#### Data extract
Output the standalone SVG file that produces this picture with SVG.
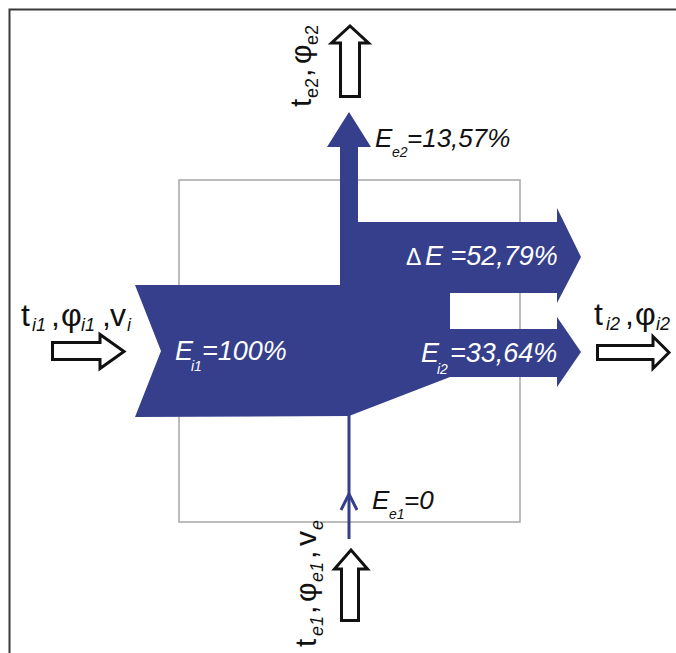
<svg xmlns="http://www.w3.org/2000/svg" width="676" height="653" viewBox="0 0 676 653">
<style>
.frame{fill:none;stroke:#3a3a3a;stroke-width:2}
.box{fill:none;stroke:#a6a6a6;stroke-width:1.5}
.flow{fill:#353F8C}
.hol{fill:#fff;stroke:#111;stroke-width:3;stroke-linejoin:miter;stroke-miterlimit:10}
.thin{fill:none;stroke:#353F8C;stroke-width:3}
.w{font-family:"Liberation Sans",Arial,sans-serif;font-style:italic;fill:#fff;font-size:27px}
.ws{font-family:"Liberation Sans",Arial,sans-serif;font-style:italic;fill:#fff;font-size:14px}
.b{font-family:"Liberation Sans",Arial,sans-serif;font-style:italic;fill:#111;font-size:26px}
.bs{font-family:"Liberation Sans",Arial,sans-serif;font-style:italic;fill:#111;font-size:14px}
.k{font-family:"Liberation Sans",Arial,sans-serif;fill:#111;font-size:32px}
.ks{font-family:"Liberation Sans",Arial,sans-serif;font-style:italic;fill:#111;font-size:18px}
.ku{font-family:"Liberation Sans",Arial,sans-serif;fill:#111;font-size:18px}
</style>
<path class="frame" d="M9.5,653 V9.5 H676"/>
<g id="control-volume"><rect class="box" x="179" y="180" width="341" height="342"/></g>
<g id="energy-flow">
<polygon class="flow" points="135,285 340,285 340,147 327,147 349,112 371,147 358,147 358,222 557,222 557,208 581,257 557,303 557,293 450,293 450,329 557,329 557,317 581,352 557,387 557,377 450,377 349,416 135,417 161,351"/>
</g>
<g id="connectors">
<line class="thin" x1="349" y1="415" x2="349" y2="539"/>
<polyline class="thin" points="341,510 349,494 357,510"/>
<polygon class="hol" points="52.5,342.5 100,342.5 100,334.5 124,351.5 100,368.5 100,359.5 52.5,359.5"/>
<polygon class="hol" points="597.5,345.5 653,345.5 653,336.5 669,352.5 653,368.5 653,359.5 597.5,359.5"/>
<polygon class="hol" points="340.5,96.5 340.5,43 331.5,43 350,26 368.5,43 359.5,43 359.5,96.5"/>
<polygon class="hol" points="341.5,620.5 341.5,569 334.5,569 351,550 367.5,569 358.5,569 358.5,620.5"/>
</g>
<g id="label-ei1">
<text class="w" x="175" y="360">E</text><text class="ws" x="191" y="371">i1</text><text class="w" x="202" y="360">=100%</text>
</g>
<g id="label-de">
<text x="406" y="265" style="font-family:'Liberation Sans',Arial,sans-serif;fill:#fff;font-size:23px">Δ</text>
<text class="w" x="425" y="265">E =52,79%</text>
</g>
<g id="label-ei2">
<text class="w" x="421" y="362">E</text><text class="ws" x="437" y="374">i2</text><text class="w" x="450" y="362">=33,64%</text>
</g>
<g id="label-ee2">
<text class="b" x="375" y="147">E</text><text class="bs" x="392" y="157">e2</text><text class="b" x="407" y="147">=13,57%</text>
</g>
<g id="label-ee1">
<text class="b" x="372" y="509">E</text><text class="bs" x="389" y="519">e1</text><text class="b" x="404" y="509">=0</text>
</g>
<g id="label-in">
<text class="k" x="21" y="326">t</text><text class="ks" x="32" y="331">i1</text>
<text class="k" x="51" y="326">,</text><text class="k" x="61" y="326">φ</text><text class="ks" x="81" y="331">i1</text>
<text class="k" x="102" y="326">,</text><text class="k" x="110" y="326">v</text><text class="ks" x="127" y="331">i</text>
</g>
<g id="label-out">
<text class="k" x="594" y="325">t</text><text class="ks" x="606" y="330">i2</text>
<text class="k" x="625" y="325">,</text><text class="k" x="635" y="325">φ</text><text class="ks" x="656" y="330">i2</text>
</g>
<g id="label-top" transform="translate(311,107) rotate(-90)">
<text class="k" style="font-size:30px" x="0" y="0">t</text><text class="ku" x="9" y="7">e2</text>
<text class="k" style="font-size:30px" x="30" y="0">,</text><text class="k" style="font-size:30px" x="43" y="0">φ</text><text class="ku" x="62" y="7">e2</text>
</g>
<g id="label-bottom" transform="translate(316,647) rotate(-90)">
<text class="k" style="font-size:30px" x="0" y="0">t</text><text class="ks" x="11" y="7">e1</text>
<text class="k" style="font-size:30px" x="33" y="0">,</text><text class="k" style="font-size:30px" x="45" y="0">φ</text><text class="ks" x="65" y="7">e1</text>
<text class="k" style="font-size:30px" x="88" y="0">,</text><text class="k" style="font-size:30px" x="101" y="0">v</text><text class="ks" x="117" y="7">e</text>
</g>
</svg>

#### Directions for this task
The listing above must be printed again exactly, minus its pictures.

#### Answer to the exercise
Output the standalone SVG file that produces this picture with SVG.
<svg xmlns="http://www.w3.org/2000/svg" width="676" height="653" viewBox="0 0 676 653">
<style>
.frame{fill:none;stroke:#3a3a3a;stroke-width:2}
.box{fill:none;stroke:#a6a6a6;stroke-width:1.5}
.flow{fill:#353F8C}
.hol{fill:#fff;stroke:#111;stroke-width:3;stroke-linejoin:miter;stroke-miterlimit:10}
.thin{fill:none;stroke:#353F8C;stroke-width:3}
.w{font-family:"Liberation Sans",Arial,sans-serif;font-style:italic;fill:#fff;font-size:27px}
.ws{font-family:"Liberation Sans",Arial,sans-serif;font-style:italic;fill:#fff;font-size:14px}
.b{font-family:"Liberation Sans",Arial,sans-serif;font-style:italic;fill:#111;font-size:26px}
.bs{font-family:"Liberation Sans",Arial,sans-serif;font-style:italic;fill:#111;font-size:14px}
.k{font-family:"Liberation Sans",Arial,sans-serif;fill:#111;font-size:32px}
.ks{font-family:"Liberation Sans",Arial,sans-serif;font-style:italic;fill:#111;font-size:18px}
.ku{font-family:"Liberation Sans",Arial,sans-serif;fill:#111;font-size:18px}
</style>
<path class="frame" d="M9.5,653 V9.5 H676"/>
<g id="control-volume"><rect class="box" x="179" y="180" width="341" height="342"/></g>
<g id="energy-flow">
<polygon class="flow" points="135,285 340,285 340,147 327,147 349,112 371,147 358,147 358,222 557,222 557,208 581,257 557,303 557,293 450,293 450,329 557,329 557,317 581,352 557,387 557,377 450,377 349,416 135,417 161,351"/>
</g>
<g id="connectors">
<line class="thin" x1="349" y1="415" x2="349" y2="539"/>
<polyline class="thin" points="341,510 349,494 357,510"/>
<polygon class="hol" points="52.5,342.5 100,342.5 100,334.5 124,351.5 100,368.5 100,359.5 52.5,359.5"/>
<polygon class="hol" points="597.5,345.5 653,345.5 653,336.5 669,352.5 653,368.5 653,359.5 597.5,359.5"/>
<polygon class="hol" points="340.5,96.5 340.5,43 331.5,43 350,26 368.5,43 359.5,43 359.5,96.5"/>
<polygon class="hol" points="341.5,620.5 341.5,569 334.5,569 351,550 367.5,569 358.5,569 358.5,620.5"/>
</g>
<g id="label-ei1">
<text class="w" x="175" y="360">E</text><text class="ws" x="191" y="371">i1</text><text class="w" x="202" y="360">=100%</text>
</g>
<g id="label-de">
<text x="406" y="265" style="font-family:'Liberation Sans',Arial,sans-serif;fill:#fff;font-size:23px">Δ</text>
<text class="w" x="425" y="265">E =52,79%</text>
</g>
<g id="label-ei2">
<text class="w" x="421" y="362">E</text><text class="ws" x="437" y="374">i2</text><text class="w" x="450" y="362">=33,64%</text>
</g>
<g id="label-ee2">
<text class="b" x="375" y="147">E</text><text class="bs" x="392" y="157">e2</text><text class="b" x="407" y="147">=13,57%</text>
</g>
<g id="label-ee1">
<text class="b" x="372" y="509">E</text><text class="bs" x="389" y="519">e1</text><text class="b" x="404" y="509">=0</text>
</g>
<g id="label-in">
<text class="k" x="21" y="326">t</text><text class="ks" x="32" y="331">i1</text>
<text class="k" x="51" y="326">,</text><text class="k" x="61" y="326">φ</text><text class="ks" x="81" y="331">i1</text>
<text class="k" x="102" y="326">,</text><text class="k" x="110" y="326">v</text><text class="ks" x="127" y="331">i</text>
</g>
<g id="label-out">
<text class="k" x="594" y="325">t</text><text class="ks" x="606" y="330">i2</text>
<text class="k" x="625" y="325">,</text><text class="k" x="635" y="325">φ</text><text class="ks" x="656" y="330">i2</text>
</g>
<g id="label-top" transform="translate(311,107) rotate(-90)">
<text class="k" style="font-size:30px" x="0" y="0">t</text><text class="ku" x="9" y="7">e2</text>
<text class="k" style="font-size:30px" x="30" y="0">,</text><text class="k" style="font-size:30px" x="43" y="0">φ</text><text class="ku" x="62" y="7">e2</text>
</g>
<g id="label-bottom" transform="translate(316,647) rotate(-90)">
<text class="k" style="font-size:30px" x="0" y="0">t</text><text class="ks" x="11" y="7">e1</text>
<text class="k" style="font-size:30px" x="33" y="0">,</text><text class="k" style="font-size:30px" x="45" y="0">φ</text><text class="ks" x="65" y="7">e1</text>
<text class="k" style="font-size:30px" x="88" y="0">,</text><text class="k" style="font-size:30px" x="101" y="0">v</text><text class="ks" x="117" y="7">e</text>
</g>
</svg>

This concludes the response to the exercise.